** START DATA LINES **
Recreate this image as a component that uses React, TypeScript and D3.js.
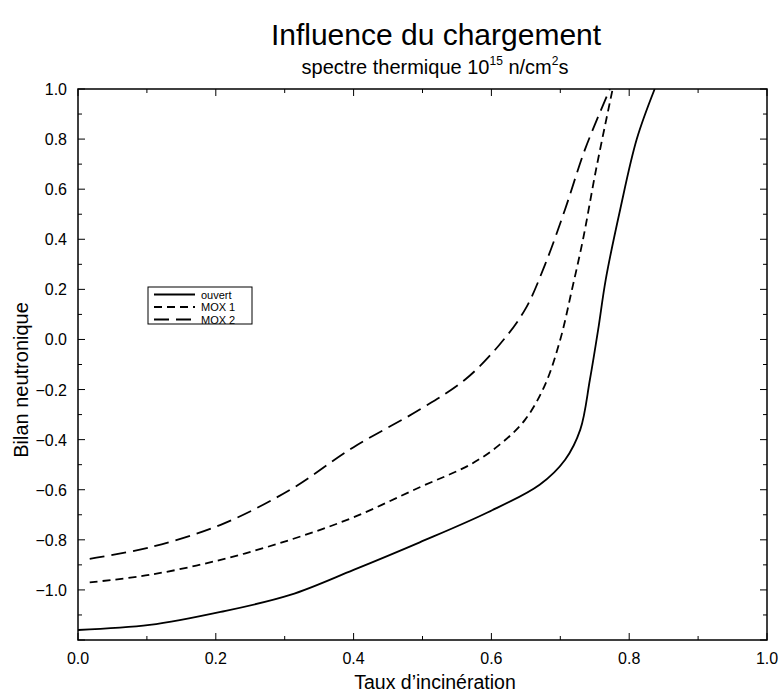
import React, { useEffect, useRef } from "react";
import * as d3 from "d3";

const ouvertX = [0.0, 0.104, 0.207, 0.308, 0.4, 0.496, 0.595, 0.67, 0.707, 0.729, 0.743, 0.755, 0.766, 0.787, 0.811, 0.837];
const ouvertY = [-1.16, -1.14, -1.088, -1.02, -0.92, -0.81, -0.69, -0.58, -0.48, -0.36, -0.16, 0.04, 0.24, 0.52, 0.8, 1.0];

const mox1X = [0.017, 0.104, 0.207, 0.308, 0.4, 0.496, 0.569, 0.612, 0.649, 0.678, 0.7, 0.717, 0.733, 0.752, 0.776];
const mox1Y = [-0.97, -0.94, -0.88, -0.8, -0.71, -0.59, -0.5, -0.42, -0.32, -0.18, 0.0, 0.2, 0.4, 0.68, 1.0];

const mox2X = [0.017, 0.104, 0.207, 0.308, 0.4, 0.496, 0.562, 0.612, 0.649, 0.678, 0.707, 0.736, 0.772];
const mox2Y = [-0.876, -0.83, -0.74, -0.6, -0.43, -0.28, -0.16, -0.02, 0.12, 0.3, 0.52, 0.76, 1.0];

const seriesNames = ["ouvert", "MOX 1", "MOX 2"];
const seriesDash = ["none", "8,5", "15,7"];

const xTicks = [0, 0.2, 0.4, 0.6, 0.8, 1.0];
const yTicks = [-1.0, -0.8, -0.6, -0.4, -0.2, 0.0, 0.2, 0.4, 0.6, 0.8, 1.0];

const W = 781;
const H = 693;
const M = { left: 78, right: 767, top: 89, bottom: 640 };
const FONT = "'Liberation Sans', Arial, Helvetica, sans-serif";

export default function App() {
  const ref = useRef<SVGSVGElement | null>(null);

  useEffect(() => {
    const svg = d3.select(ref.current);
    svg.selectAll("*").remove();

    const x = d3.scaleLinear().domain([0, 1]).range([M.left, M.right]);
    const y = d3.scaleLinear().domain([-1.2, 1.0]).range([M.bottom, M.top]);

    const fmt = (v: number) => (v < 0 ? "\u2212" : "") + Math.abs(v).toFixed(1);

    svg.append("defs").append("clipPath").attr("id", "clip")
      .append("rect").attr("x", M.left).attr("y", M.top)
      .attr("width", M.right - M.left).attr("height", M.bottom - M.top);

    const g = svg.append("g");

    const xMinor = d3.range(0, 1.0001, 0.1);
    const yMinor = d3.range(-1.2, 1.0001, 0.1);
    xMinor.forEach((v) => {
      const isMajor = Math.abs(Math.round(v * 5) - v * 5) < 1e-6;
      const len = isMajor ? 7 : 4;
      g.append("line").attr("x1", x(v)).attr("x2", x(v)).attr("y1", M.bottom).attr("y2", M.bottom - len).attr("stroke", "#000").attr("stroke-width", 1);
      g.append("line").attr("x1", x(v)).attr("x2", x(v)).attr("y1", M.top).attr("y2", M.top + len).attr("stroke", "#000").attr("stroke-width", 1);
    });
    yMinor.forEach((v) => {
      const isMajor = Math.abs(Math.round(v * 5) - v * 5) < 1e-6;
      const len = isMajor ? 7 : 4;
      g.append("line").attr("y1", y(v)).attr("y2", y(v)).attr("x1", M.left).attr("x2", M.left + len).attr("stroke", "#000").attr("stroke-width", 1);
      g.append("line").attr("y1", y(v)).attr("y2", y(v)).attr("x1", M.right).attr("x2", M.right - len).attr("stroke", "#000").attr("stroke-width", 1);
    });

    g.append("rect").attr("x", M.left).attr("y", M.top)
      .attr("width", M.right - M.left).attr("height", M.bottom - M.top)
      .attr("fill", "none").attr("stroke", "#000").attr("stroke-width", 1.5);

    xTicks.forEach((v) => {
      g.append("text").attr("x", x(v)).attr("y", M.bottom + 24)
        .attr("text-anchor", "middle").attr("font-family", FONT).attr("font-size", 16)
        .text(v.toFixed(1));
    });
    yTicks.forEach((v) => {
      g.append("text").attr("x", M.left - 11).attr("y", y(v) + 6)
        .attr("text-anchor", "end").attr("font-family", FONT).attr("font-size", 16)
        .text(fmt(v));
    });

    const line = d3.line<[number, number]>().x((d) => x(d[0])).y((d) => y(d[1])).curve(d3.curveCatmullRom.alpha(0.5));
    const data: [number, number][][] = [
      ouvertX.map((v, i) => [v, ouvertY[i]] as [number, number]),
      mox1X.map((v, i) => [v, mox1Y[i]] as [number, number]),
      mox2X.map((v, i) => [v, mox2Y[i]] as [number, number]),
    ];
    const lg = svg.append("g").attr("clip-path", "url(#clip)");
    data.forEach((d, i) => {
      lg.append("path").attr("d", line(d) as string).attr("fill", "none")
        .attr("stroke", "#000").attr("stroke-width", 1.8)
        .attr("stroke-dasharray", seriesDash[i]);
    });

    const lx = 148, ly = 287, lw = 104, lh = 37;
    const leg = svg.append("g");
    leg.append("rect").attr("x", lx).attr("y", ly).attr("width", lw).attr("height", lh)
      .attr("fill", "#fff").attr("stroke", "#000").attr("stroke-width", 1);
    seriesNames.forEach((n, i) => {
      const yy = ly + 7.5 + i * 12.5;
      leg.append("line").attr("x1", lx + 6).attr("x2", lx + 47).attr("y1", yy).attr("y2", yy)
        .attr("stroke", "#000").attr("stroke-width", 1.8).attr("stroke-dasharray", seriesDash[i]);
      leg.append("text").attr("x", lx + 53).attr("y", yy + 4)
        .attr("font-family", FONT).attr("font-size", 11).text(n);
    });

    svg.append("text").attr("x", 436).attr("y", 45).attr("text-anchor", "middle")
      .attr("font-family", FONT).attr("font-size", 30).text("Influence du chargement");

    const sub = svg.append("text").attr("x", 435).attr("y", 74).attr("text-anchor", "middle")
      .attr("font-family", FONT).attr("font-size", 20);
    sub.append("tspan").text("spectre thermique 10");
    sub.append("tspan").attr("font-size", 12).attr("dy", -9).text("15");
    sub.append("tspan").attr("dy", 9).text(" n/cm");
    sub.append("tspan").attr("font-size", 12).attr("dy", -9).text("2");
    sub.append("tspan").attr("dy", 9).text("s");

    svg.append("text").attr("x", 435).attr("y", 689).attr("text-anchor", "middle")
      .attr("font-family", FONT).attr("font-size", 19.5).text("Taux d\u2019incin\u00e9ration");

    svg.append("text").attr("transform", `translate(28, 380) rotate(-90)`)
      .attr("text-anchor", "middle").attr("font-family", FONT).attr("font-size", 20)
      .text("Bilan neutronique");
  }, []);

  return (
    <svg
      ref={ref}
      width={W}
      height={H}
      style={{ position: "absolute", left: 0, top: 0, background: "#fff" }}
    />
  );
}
** END DATA LINES **
WRITTEN PROBLEM →
Give every line back word for word and leave the pictures out.

EXPECTED OUTPUT →
Recreate this image as a component that uses React, TypeScript and D3.js.
import React, { useEffect, useRef } from "react";
import * as d3 from "d3";

const ouvertX = [0.0, 0.104, 0.207, 0.308, 0.4, 0.496, 0.595, 0.67, 0.707, 0.729, 0.743, 0.755, 0.766, 0.787, 0.811, 0.837];
const ouvertY = [-1.16, -1.14, -1.088, -1.02, -0.92, -0.81, -0.69, -0.58, -0.48, -0.36, -0.16, 0.04, 0.24, 0.52, 0.8, 1.0];

const mox1X = [0.017, 0.104, 0.207, 0.308, 0.4, 0.496, 0.569, 0.612, 0.649, 0.678, 0.7, 0.717, 0.733, 0.752, 0.776];
const mox1Y = [-0.97, -0.94, -0.88, -0.8, -0.71, -0.59, -0.5, -0.42, -0.32, -0.18, 0.0, 0.2, 0.4, 0.68, 1.0];

const mox2X = [0.017, 0.104, 0.207, 0.308, 0.4, 0.496, 0.562, 0.612, 0.649, 0.678, 0.707, 0.736, 0.772];
const mox2Y = [-0.876, -0.83, -0.74, -0.6, -0.43, -0.28, -0.16, -0.02, 0.12, 0.3, 0.52, 0.76, 1.0];

const seriesNames = ["ouvert", "MOX 1", "MOX 2"];
const seriesDash = ["none", "8,5", "15,7"];

const xTicks = [0, 0.2, 0.4, 0.6, 0.8, 1.0];
const yTicks = [-1.0, -0.8, -0.6, -0.4, -0.2, 0.0, 0.2, 0.4, 0.6, 0.8, 1.0];

const W = 781;
const H = 693;
const M = { left: 78, right: 767, top: 89, bottom: 640 };
const FONT = "'Liberation Sans', Arial, Helvetica, sans-serif";

export default function App() {
  const ref = useRef<SVGSVGElement | null>(null);

  useEffect(() => {
    const svg = d3.select(ref.current);
    svg.selectAll("*").remove();

    const x = d3.scaleLinear().domain([0, 1]).range([M.left, M.right]);
    const y = d3.scaleLinear().domain([-1.2, 1.0]).range([M.bottom, M.top]);

    const fmt = (v: number) => (v < 0 ? "\u2212" : "") + Math.abs(v).toFixed(1);

    svg.append("defs").append("clipPath").attr("id", "clip")
      .append("rect").attr("x", M.left).attr("y", M.top)
      .attr("width", M.right - M.left).attr("height", M.bottom - M.top);

    const g = svg.append("g");

    const xMinor = d3.range(0, 1.0001, 0.1);
    const yMinor = d3.range(-1.2, 1.0001, 0.1);
    xMinor.forEach((v) => {
      const isMajor = Math.abs(Math.round(v * 5) - v * 5) < 1e-6;
      const len = isMajor ? 7 : 4;
      g.append("line").attr("x1", x(v)).attr("x2", x(v)).attr("y1", M.bottom).attr("y2", M.bottom - len).attr("stroke", "#000").attr("stroke-width", 1);
      g.append("line").attr("x1", x(v)).attr("x2", x(v)).attr("y1", M.top).attr("y2", M.top + len).attr("stroke", "#000").attr("stroke-width", 1);
    });
    yMinor.forEach((v) => {
      const isMajor = Math.abs(Math.round(v * 5) - v * 5) < 1e-6;
      const len = isMajor ? 7 : 4;
      g.append("line").attr("y1", y(v)).attr("y2", y(v)).attr("x1", M.left).attr("x2", M.left + len).attr("stroke", "#000").attr("stroke-width", 1);
      g.append("line").attr("y1", y(v)).attr("y2", y(v)).attr("x1", M.right).attr("x2", M.right - len).attr("stroke", "#000").attr("stroke-width", 1);
    });

    g.append("rect").attr("x", M.left).attr("y", M.top)
      .attr("width", M.right - M.left).attr("height", M.bottom - M.top)
      .attr("fill", "none").attr("stroke", "#000").attr("stroke-width", 1.5);

    xTicks.forEach((v) => {
      g.append("text").attr("x", x(v)).attr("y", M.bottom + 24)
        .attr("text-anchor", "middle").attr("font-family", FONT).attr("font-size", 16)
        .text(v.toFixed(1));
    });
    yTicks.forEach((v) => {
      g.append("text").attr("x", M.left - 11).attr("y", y(v) + 6)
        .attr("text-anchor", "end").attr("font-family", FONT).attr("font-size", 16)
        .text(fmt(v));
    });

    const line = d3.line<[number, number]>().x((d) => x(d[0])).y((d) => y(d[1])).curve(d3.curveCatmullRom.alpha(0.5));
    const data: [number, number][][] = [
      ouvertX.map((v, i) => [v, ouvertY[i]] as [number, number]),
      mox1X.map((v, i) => [v, mox1Y[i]] as [number, number]),
      mox2X.map((v, i) => [v, mox2Y[i]] as [number, number]),
    ];
    const lg = svg.append("g").attr("clip-path", "url(#clip)");
    data.forEach((d, i) => {
      lg.append("path").attr("d", line(d) as string).attr("fill", "none")
        .attr("stroke", "#000").attr("stroke-width", 1.8)
        .attr("stroke-dasharray", seriesDash[i]);
    });

    const lx = 148, ly = 287, lw = 104, lh = 37;
    const leg = svg.append("g");
    leg.append("rect").attr("x", lx).attr("y", ly).attr("width", lw).attr("height", lh)
      .attr("fill", "#fff").attr("stroke", "#000").attr("stroke-width", 1);
    seriesNames.forEach((n, i) => {
      const yy = ly + 7.5 + i * 12.5;
      leg.append("line").attr("x1", lx + 6).attr("x2", lx + 47).attr("y1", yy).attr("y2", yy)
        .attr("stroke", "#000").attr("stroke-width", 1.8).attr("stroke-dasharray", seriesDash[i]);
      leg.append("text").attr("x", lx + 53).attr("y", yy + 4)
        .attr("font-family", FONT).attr("font-size", 11).text(n);
    });

    svg.append("text").attr("x", 436).attr("y", 45).attr("text-anchor", "middle")
      .attr("font-family", FONT).attr("font-size", 30).text("Influence du chargement");

    const sub = svg.append("text").attr("x", 435).attr("y", 74).attr("text-anchor", "middle")
      .attr("font-family", FONT).attr("font-size", 20);
    sub.append("tspan").text("spectre thermique 10");
    sub.append("tspan").attr("font-size", 12).attr("dy", -9).text("15");
    sub.append("tspan").attr("dy", 9).text(" n/cm");
    sub.append("tspan").attr("font-size", 12).attr("dy", -9).text("2");
    sub.append("tspan").attr("dy", 9).text("s");

    svg.append("text").attr("x", 435).attr("y", 689).attr("text-anchor", "middle")
      .attr("font-family", FONT).attr("font-size", 19.5).text("Taux d\u2019incin\u00e9ration");

    svg.append("text").attr("transform", `translate(28, 380) rotate(-90)`)
      .attr("text-anchor", "middle").attr("font-family", FONT).attr("font-size", 20)
      .text("Bilan neutronique");
  }, []);

  return (
    <svg
      ref={ref}
      width={W}
      height={H}
      style={{ position: "absolute", left: 0, top: 0, background: "#fff" }}
    />
  );
}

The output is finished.